Chi legge i nostri editoriali, ricorderà senza dubbio il dissenso per le parole del presidente Danilo Iervolino all’indomani della partita persa a Napoli. Lungi da noi giustificare gli orrori arbitrali: anche in questo caso sono note le “battaglie” (a colpi di dossier) portate avanti dal direttore e dalla redazione. Negli anni la Salernitana è stata sistematicamente penalizzata e anche questa stagione nata male e proseguita peggio poteva essere diversa se le giacchette nere avessero assunto decisioni corrette. Tuttavia la sconfitta casalinga col Genoa ha dato adito a tanti opinionisti, ex arbitri e giornalisti di accanirsi ulteriormente nei confronti dei granata. Per la serie “c’era Orsato e avete perso lo stesso in casa”. Tra l’altro con un rigore contro causato da un gesto sconsiderato di Lovato. Certo, quanto emerge in queste ore getta ombre sull’operato della classe arbitrale ma non sta a noi entrare nel merito e decidere se Rocchi sia o meno in grado di dirigere l’AIA. La confusione generale imporrebbe, forse, una tabula rasa per ripartire da zero e una rivisitazione del protocollo VAR, ma non basta una rivelazione anonima per far tremare un’organizzazione che ha superato senza affanni situazioni addirittura più complicate. Al tifoso della Salernitana deve interessare soprattutto quanto accade sul campo. E se perdi in casa, davanti a quasi 20000 spettatori, con una città tappezzata di striscioni a sostegno e un avversario in emergenza…allora devi abbassare la testa, recitare il mea culpa e assumerti le tue responsabilità. Stop.
Se in difesa si gioca con Lovato e davanti il ballottaggio è tra Simy, Stewart, Botheim e Ikwuemesi (alcuni di loro faticherebbero anche in B), allora entriamo in modalità “rassegnazione” sperando quantomeno di cadere in piedi e di salvaguardare quella dignità sportiva che ha contraddistinto la città di Salerno anche quando ci si avviava verso un fallimento o un declassamento in quinta serie. Il ritorno di Sabatini aveva dato la classica scossa, ma ad ora è stato fuoco di paglia. Perchè la Salernitana giocherà la quinta gare ufficiale del 2024 senza acquisti di spessore, a parte due giovanotti di belle speranze che a giugno torneranno a Napoli e a Firenze e con un Basic fermo da mesi e visibilmente sulle gambe. Se ricordiamo le tante promesse fatte nel gennaio del 2022, è evidente che c’è da essere scontenti e da porsi delle domande. L’indice di liquidità è fattore che pesa e che incide, ma con un calcio indebitato per miliardi di euro è possibile che solo a Salerno si faccia fatica anche a prendere uno svincolato di 37 anni che non gioca da giugno?

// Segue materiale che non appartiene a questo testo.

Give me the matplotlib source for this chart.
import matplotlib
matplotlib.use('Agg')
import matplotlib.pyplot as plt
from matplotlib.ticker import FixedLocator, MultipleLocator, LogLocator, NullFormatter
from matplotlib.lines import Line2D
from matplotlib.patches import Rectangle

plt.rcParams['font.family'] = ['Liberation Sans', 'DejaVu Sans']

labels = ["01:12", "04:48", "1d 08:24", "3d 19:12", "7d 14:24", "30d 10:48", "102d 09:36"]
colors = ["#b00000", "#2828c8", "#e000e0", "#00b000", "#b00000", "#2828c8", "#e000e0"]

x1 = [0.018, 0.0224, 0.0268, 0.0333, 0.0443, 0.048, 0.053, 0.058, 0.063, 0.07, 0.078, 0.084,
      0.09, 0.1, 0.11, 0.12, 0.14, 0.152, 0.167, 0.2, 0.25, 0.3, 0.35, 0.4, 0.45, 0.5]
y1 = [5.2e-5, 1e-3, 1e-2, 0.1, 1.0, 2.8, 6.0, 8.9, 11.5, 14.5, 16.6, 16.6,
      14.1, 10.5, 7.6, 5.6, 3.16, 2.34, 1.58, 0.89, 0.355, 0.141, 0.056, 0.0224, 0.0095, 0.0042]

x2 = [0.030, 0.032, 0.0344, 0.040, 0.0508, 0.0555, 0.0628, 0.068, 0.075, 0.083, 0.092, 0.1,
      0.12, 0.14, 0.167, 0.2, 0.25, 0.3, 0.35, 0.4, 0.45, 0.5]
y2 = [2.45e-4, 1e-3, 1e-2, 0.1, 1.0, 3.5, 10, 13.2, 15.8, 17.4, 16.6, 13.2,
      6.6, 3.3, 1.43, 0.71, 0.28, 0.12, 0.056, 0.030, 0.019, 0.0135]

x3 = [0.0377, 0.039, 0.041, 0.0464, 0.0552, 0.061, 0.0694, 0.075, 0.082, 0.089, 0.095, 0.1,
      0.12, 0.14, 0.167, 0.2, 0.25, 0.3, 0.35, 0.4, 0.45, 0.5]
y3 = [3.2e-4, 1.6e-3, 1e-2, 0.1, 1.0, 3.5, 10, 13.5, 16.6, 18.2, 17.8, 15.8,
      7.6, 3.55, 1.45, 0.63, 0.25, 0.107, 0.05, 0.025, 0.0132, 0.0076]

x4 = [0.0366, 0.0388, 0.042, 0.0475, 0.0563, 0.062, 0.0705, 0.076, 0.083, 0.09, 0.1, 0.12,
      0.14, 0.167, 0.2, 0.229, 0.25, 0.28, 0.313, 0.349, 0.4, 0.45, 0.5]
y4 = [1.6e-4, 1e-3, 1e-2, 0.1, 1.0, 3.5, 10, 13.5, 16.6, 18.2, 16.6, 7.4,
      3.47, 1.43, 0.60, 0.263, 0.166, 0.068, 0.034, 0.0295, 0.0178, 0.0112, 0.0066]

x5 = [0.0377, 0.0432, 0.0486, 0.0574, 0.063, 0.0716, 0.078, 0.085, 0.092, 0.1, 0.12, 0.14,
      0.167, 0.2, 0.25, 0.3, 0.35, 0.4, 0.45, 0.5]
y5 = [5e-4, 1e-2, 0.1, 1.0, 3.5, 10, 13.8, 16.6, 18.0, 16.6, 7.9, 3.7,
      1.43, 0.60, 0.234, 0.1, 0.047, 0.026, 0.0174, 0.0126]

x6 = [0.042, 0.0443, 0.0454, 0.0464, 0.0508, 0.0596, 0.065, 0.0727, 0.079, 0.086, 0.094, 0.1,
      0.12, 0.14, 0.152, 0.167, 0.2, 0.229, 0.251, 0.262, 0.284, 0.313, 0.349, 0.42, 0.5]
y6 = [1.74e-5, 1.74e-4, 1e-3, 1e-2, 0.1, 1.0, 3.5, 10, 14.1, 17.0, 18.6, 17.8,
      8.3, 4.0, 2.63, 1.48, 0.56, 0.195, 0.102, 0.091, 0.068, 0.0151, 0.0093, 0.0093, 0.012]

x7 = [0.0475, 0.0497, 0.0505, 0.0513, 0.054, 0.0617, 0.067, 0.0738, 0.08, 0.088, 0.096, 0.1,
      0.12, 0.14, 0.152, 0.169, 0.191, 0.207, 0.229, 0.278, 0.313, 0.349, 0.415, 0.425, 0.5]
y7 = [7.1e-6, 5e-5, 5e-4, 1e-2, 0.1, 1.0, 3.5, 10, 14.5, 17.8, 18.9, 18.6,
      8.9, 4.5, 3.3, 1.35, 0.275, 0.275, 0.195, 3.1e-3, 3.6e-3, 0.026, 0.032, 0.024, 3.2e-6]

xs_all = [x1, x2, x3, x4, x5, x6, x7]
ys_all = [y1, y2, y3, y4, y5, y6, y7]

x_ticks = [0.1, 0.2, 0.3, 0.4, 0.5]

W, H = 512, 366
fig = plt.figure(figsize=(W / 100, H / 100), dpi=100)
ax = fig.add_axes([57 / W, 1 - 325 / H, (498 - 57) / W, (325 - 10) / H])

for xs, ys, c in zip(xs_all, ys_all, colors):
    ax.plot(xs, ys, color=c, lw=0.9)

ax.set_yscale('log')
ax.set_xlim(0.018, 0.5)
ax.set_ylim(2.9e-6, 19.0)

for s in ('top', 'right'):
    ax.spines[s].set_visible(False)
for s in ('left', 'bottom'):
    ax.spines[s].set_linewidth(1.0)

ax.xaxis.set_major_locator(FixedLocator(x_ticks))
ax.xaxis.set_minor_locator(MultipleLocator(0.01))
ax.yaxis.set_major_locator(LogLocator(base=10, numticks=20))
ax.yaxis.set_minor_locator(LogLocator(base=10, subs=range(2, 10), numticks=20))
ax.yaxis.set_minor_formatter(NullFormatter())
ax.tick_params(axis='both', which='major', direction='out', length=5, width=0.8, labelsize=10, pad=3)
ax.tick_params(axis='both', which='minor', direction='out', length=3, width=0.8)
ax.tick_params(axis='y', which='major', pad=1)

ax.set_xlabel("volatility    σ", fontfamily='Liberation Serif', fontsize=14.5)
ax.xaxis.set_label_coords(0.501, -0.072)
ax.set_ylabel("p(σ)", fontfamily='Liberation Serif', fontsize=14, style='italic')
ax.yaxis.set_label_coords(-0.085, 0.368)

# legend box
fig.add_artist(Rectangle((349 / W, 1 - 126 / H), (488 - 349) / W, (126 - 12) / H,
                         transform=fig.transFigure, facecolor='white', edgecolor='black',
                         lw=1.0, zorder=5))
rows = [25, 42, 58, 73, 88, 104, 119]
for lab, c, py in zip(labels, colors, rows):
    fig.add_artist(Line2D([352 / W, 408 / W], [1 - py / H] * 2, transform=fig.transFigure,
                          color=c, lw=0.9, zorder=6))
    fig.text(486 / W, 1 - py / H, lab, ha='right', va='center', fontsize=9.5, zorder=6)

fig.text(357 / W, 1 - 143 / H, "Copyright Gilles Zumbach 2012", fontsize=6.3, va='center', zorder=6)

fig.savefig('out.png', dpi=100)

Anche in questo caso la redazione aveva condiviso con i lettori una riflessione vista quasi come anatema, ma che faceva leva su quella realtà oggettiva dalla quale non si scappa. E già a novembre era chiaro che arrivare a gennaio con un distacco notevole dalla zona salvezza avrebbe significato muoversi con cautela.

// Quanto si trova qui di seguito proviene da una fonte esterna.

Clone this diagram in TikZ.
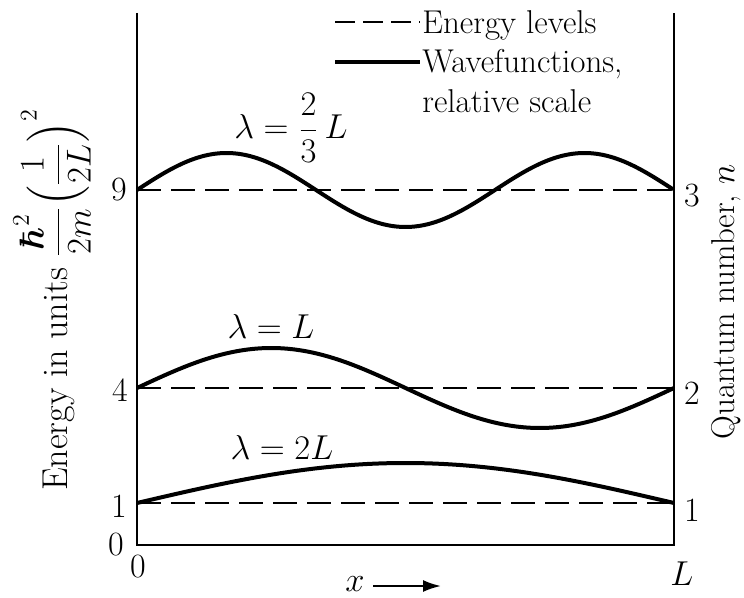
\documentclass[tikz,border=0pt]{standalone}
\usepackage{amsmath}
\usetikzlibrary{arrows.meta}
\begin{document}
\begin{tikzpicture}[x=0.5pt,y=-0.5pt,
  axis/.style={line width=1.1pt},
  level/.style={line width=0.8pt,dash pattern=on 12pt off 5pt},
  wave/.style={line width=2pt,line join=round},
  lbl/.style={font=\fontsize{16.5}{20}\selectfont,inner sep=0pt},
  wl/.style={font=\fontsize{17}{20}\selectfont,inner sep=0pt},
  num/.style={font=\fontsize{17}{20}\selectfont,inner sep=0pt}]
\useasboundingbox (0,0) rectangle (744,598);
% frame
\coordinate (tl) at (137,13);
\coordinate (bl) at (137,545);
\coordinate (tr) at (674,13);
\coordinate (br) at (674,545);
\draw[axis] (tl) -- (bl) -- (br) -- (tr);
% energy levels
\coordinate (l9a) at (137,190); \coordinate (l9b) at (674,190);
\coordinate (l4a) at (137,388); \coordinate (l4b) at (674,388);
\coordinate (l1a) at (137,503); \coordinate (l1b) at (674,503);
\draw[level] (l9a) -- (l9b);
\draw[level] (l4a) -- (l4b);
\draw[level] (l1a) -- (l1b);
% wavefunctions
\draw[wave] plot[domain=0:1,samples=80,smooth] ({137+537*\x},{503-40*sin(180*\x)});
\draw[wave] plot[domain=0:1,samples=80,smooth] ({137+537*\x},{388-40*sin(360*\x)});
\draw[wave] plot[domain=0:1,samples=100,smooth] ({137+537*\x},{190-37*sin(540*\x)});
% wavelength labels
\node[wl] (w3) at (291,128) {$\lambda = \dfrac{2}{3}\,L$};
\node[wl] (w2) at (271,327) {$\lambda = L$};
\node[wl] (w1) at (282,447) {$\lambda = 2L$};
% left numbers
\node[num] (n9) at (119,190) {9};
\node[num] (n4) at (120,390) {4};
\node[num] (n1) at (119,506) {1};
\node[num] (n0) at (116,545) {0};
\node[num] (x0) at (138,567) {0};
\node[num] (xL) at (682,574) {$L$};
% right numbers
\node[num] (q3) at (692,196) {3};
\node[num] (q2) at (692,393) {2};
\node[num] (q1) at (692,510) {1};
% x arrow
\node[num] (xl) at (355,584) {$x$};
\coordinate (xa) at (441,586);
\draw[line width=1.1pt,-{Latex[length=9pt,width=6pt]}] (xl.east |- xa) ++(8,0) -- (xa);
% axis titles
\node[font=\fontsize{18}{20}\selectfont,inner sep=0pt,rotate=90,anchor=base] (ylab) at (67,300) {Energy in units $\dfrac{\boldsymbol{\hbar}^2}{2m}\Bigl(\dfrac{1}{2L}\Bigr)^{2}$};
\node[font=\fontsize{16.5}{20}\selectfont,inner sep=0pt,rotate=90] (qlab) at (726,302) {Quantum number, $n$};
% legend
\coordinate (d1) at (335,22); \coordinate (d2) at (420,22);
\coordinate (s1) at (335,62); \coordinate (s2) at (420,62);
\draw[line width=0.9pt,dash pattern=on 10pt off 4pt] (d1) -- (d2);
\draw[wave] (s1) -- (s2);
\node[lbl,anchor=west] (le) at (422,25) {Energy levels};
\node[lbl,anchor=west,align=left] (lw) at (422,81) {Wavefunctions,\\relative scale};
\end{tikzpicture}
\end{document}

Perchè appesantire il monte ingaggi e far firmare contratti faraonici al 38enne di turno per poi ritrovarsi in B con introiti zero e spese super sarebbe pericolosissimo, soprattutto con un Arechi in meno a disposizione e il rischio di giocare qualche settimana in campo neutro. Fa male, fa rabbia, mette i brividi e fa sentire impotenti ma la realtà è questa. Accantoniamo sogni europei, idee di altri Instant Team o progetti a medio-lungo termine. La proprietà, per motivi che si spera vengano presto chiariti pubblicamente, ha avuto un freno dalla CoviSoc e preferisce, forse anche giustamente, salvaguardare i conti mettendo in preventivo retrocessione e ripartenza piuttosto che svenarsi ora, scendere lo stesso e dover vivacchiare in cadetteria. Certo, se altri errori li avessero fatti gli odiati predecessori ci sarebbe stato un clima diverso. Tuttavia la tifoseria è maturata anche sotto questo punto di vista e ha un solo modo per lanciare un messaggio: cantare dal primo al novantesimo. Per la maglia e non per chi la rappresenta. Resta il rammarico per tante cose, per non aver esonerato prima De Sanctis, per aver riconfermato lo scontento Sousa e per aver dilapidato il patrimonio tecnico e ambientale che, a inizio giugno, portò squadra, pubblico, proprietà e dirigenza a festeggiare in piazza. Sette mesi fa, sembra una vita. Che fine ha fatto l’entusiasmo di Iervolino?